You can also trigger view materialization manually:

REFRESH MATERIALIZED VIEW order_metrics_mat_agg;

The more dimensions you materialize together, the more compute and storage the system needs, so use this feature selectively.

Unaggregated Materialization

Another materialization type is unaggregated. With this approach, we can pre-materialize the joined data model (fact plus dimensions flattened). It is very useful when joins are the expensive part, not the aggregation:

-- Unaggregated Materialization
-- Pre-materialize the joined data model (fact + dimensions flattened).
-- Useful when joins are the expensive part, not the aggregation.
CREATE OR REPLACE VIEW order_metrics_mat_unagg WITH METRICS LANGUAGE YAML AS
$$
version: "1.1"
source: demo.metric_views.orders_denorm
dimensions:
  - name: region_name
    expr: region_name
  - name: customer_name
    expr: customer_name
  - name: order_date
    expr: order_date
measures:
  - name: total_revenue
    expr: SUM(amount)
  - name: customer_count
    expr: COUNT(DISTINCT customer_id)
  - name: revenue_per_customer
    expr: SUM(amount) / COUNT(DISTINCT customer_id)
materialization:
  mode: "relaxed"
  schedule: "EVERY 1 HOUR"
  materialized_views:
    - name: mv_unaggregated
      type: unaggregated
$$;

-- Both of these queries benefit from the pre-joined data:
SELECT
  region_name,
  MEASURE(total_revenue)
FROM
  order_metrics_mat_unagg
GROUP BY
  region_name;

SELECT
  customer_name,
  MEASURE(total_revenue)
FROM
  order_metrics_mat_unagg
GROUP BY
  customer_name

These are Databricks metric views. The feature set is still evolving, but it is already a strong way to define reusable business metrics in one place.
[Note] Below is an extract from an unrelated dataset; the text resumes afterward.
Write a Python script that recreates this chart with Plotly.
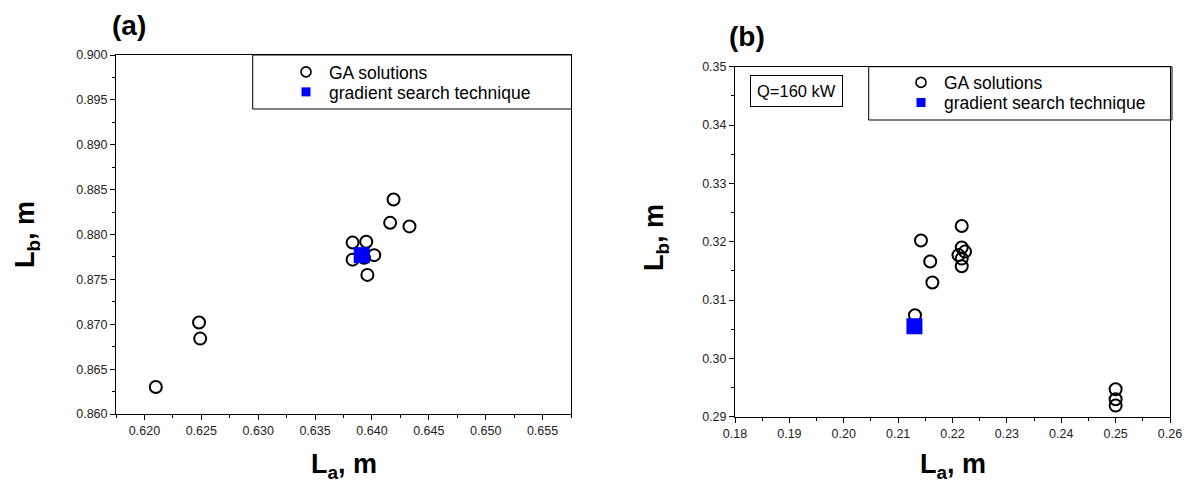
import plotly.graph_objects as go

# ---------------- data ----------------
# panel (a)
ga_a_x = [0.6210, 0.6248, 0.6249, 0.6383, 0.6395, 0.6383, 0.6393, 0.6402, 0.6396, 0.6416, 0.6419, 0.6433]
ga_a_y = [0.8630, 0.8702, 0.8684, 0.8791, 0.8792, 0.8772, 0.8774, 0.8777, 0.8755, 0.8813, 0.8839, 0.8809]
gs_a_x = [0.6391]
gs_a_y = [0.8777]

# panel (b)
ga_b_x = [0.2142, 0.2159, 0.2163, 0.2131, 0.2217, 0.2217, 0.2223, 0.2211, 0.2217, 0.2217, 0.2500, 0.2500, 0.2500]
ga_b_y = [0.3202, 0.3166, 0.3130, 0.3074, 0.3227, 0.3190, 0.3183, 0.3177, 0.3171, 0.3158, 0.2947, 0.2930, 0.2919]
gs_b_x = [0.2130]
gs_b_y = [0.3055]

series_names = ["GA solutions", "gradient search technique"]

W, H = 1192, 489
FONT = "Liberation Sans, Arial, sans-serif"


def px(x):
    return x / W


def py(y):
    return (H - y) / H


fig = go.Figure()

circle = dict(symbol="circle-open", size=12, color="black", line=dict(width=2, color="black"))
square = dict(symbol="square", size=16, color="#0000ff", line=dict(width=0))
circle_leg = dict(symbol="circle-open", size=10, color="black", line=dict(width=1.6, color="black"))
square_leg = dict(symbol="square", size=9, color="#0000ff", line=dict(width=0))

for xa, ya, lg1, lg2, gx, gy, sx, sy in [
        ("x", "y", "legend", "legend3", ga_a_x, ga_a_y, gs_a_x, gs_a_y),
        ("x2", "y2", "legend2", "legend4", ga_b_x, ga_b_y, gs_b_x, gs_b_y)]:
    fig.add_trace(go.Scatter(x=gx, y=gy, mode="markers", name=series_names[0],
                             marker=circle, xaxis=xa, yaxis=ya, showlegend=False))
    fig.add_trace(go.Scatter(x=sx, y=sy, mode="markers", name=series_names[1],
                             marker=square, xaxis=xa, yaxis=ya, showlegend=False))
    # legend entries (same series, smaller legend symbols)
    fig.add_trace(go.Scatter(x=[None], y=[None], mode="markers", name=series_names[0],
                             marker=circle_leg, xaxis=xa, yaxis=ya, legend=lg1))
    fig.add_trace(go.Scatter(x=[None], y=[None], mode="markers", name=series_names[1],
                             marker=square_leg, xaxis=xa, yaxis=ya, legend=lg2))

axis_common = dict(
    showline=True, linecolor="black", linewidth=1, mirror=True,
    ticks="outside", ticklen=5, tickwidth=1, tickcolor="black",
    showgrid=False, zeroline=False, automargin=False,
    tickfont=dict(family=FONT, size=12.5, color="#222"),
)

leg_common = dict(xanchor="left", yanchor="top", bgcolor="rgba(0,0,0,0)", borderwidth=0,
                  font=dict(family=FONT, size=17.5, color="black"), tracegroupgap=0,
                  itemwidth=36)

fig.update_layout(
    width=W, height=H,
    margin=dict(l=0, r=0, t=0, b=0, autoexpand=False),
    paper_bgcolor="white", plot_bgcolor="white",
    font=dict(family=FONT, color="black"),
    xaxis=dict(domain=[px(116), px(571)], range=[0.6175, 0.6575], dtick=0.005, tick0=0.62,
               tickformat=".3f", anchor="y",
               minor=dict(ticks="outside", ticklen=3, tickcolor="black", dtick=0.0025, tick0=0.62),
               **axis_common),
    yaxis=dict(domain=[py(414), py(55)], range=[0.860, 0.900], dtick=0.005, tick0=0.86,
               tickformat=".3f", anchor="x",
               minor=dict(ticks="outside", ticklen=3, tickcolor="black", dtick=0.0025, tick0=0.86),
               **axis_common),
    xaxis2=dict(domain=[px(735), px(1170)], range=[0.18, 0.26], dtick=0.01, tick0=0.18,
                tickformat=".2f", anchor="y2",
                minor=dict(ticks="outside", ticklen=3, tickcolor="black", dtick=0.005, tick0=0.18),
                **axis_common),
    yaxis2=dict(domain=[py(416.7), py(66.7)], range=[0.29, 0.35], dtick=0.01, tick0=0.29,
                tickformat=".2f", anchor="x2",
                minor=dict(ticks="outside", ticklen=3, tickcolor="black", dtick=0.005, tick0=0.29),
                **axis_common),
    legend=dict(x=px(283), y=py(54), **leg_common),
    legend3=dict(x=px(283), y=py(74), **leg_common),
    legend2=dict(x=px(898), y=py(64.5), **leg_common),
    legend4=dict(x=px(898), y=py(84.5), **leg_common),
    showlegend=True,
)

# legend frames
fig.add_shape(type="rect", xref="paper", yref="paper",
              x0=px(252.7), x1=px(571.5), y0=py(109), y1=py(55),
              line=dict(color="black", width=1), fillcolor="rgba(0,0,0,0)")
fig.add_shape(type="rect", xref="paper", yref="paper",
              x0=px(868.7), x1=px(1172), y0=py(120), y1=py(66.7),
              line=dict(color="black", width=1), fillcolor="rgba(0,0,0,0)")

ann = []
ann.append(dict(text="<b>(a)</b>", x=px(110), y=py(25), xref="paper", yref="paper",
                xanchor="left", yanchor="middle", showarrow=False,
                font=dict(family=FONT, size=28, color="black")))
ann.append(dict(text="<b>(b)</b>", x=px(727), y=py(36), xref="paper", yref="paper",
                xanchor="left", yanchor="middle", showarrow=False,
                font=dict(family=FONT, size=28, color="black")))
ann.append(dict(text="<b>L<sub>a</sub>, m</b>", x=px(343.5), y=py(466), xref="paper", yref="paper",
                xanchor="center", yanchor="middle", showarrow=False,
                font=dict(family=FONT, size=27, color="black")))
ann.append(dict(text="<b>L<sub>a</sub>, m</b>", x=px(952.5), y=py(466), xref="paper", yref="paper",
                xanchor="center", yanchor="middle", showarrow=False,
                font=dict(family=FONT, size=27, color="black")))
ann.append(dict(text="<b>L<sub>b</sub>, m</b>", x=px(27), y=py(235), xref="paper", yref="paper",
                xanchor="center", yanchor="middle", showarrow=False, textangle=-90,
                font=dict(family=FONT, size=27, color="black")))
ann.append(dict(text="<b>L<sub>b</sub>, m</b>", x=px(656), y=py(238), xref="paper", yref="paper",
                xanchor="center", yanchor="middle", showarrow=False, textangle=-90,
                font=dict(family=FONT, size=27, color="black")))
ann.append(dict(text="Q=160 kW", x=px(796.5), y=py(91), xref="paper", yref="paper",
                xanchor="center", yanchor="middle", showarrow=False,
                bordercolor="black", borderwidth=1, borderpad=6, bgcolor="white",
                font=dict(family=FONT, size=16.5, color="black")))
fig.update_layout(annotations=ann)

fig.write_html("out.html",
               config={"displayModeBar": False},
               post_script="document.body.style.margin='0';document.body.style.padding='0';"
                           "document.body.style.overflow='hidden';")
Power BI support for metric views is currently in Beta and relies on BI compatibility mode, which rewrites standard Power BI aggregations to the underlying metric view definition. The docs also note that metric views with materializations are not supported in that mode.

Metric views are Unity Catalog securable objects, so you can manage permissions there, and Unity Catalog lineage helps you trace how data is produced and consumed.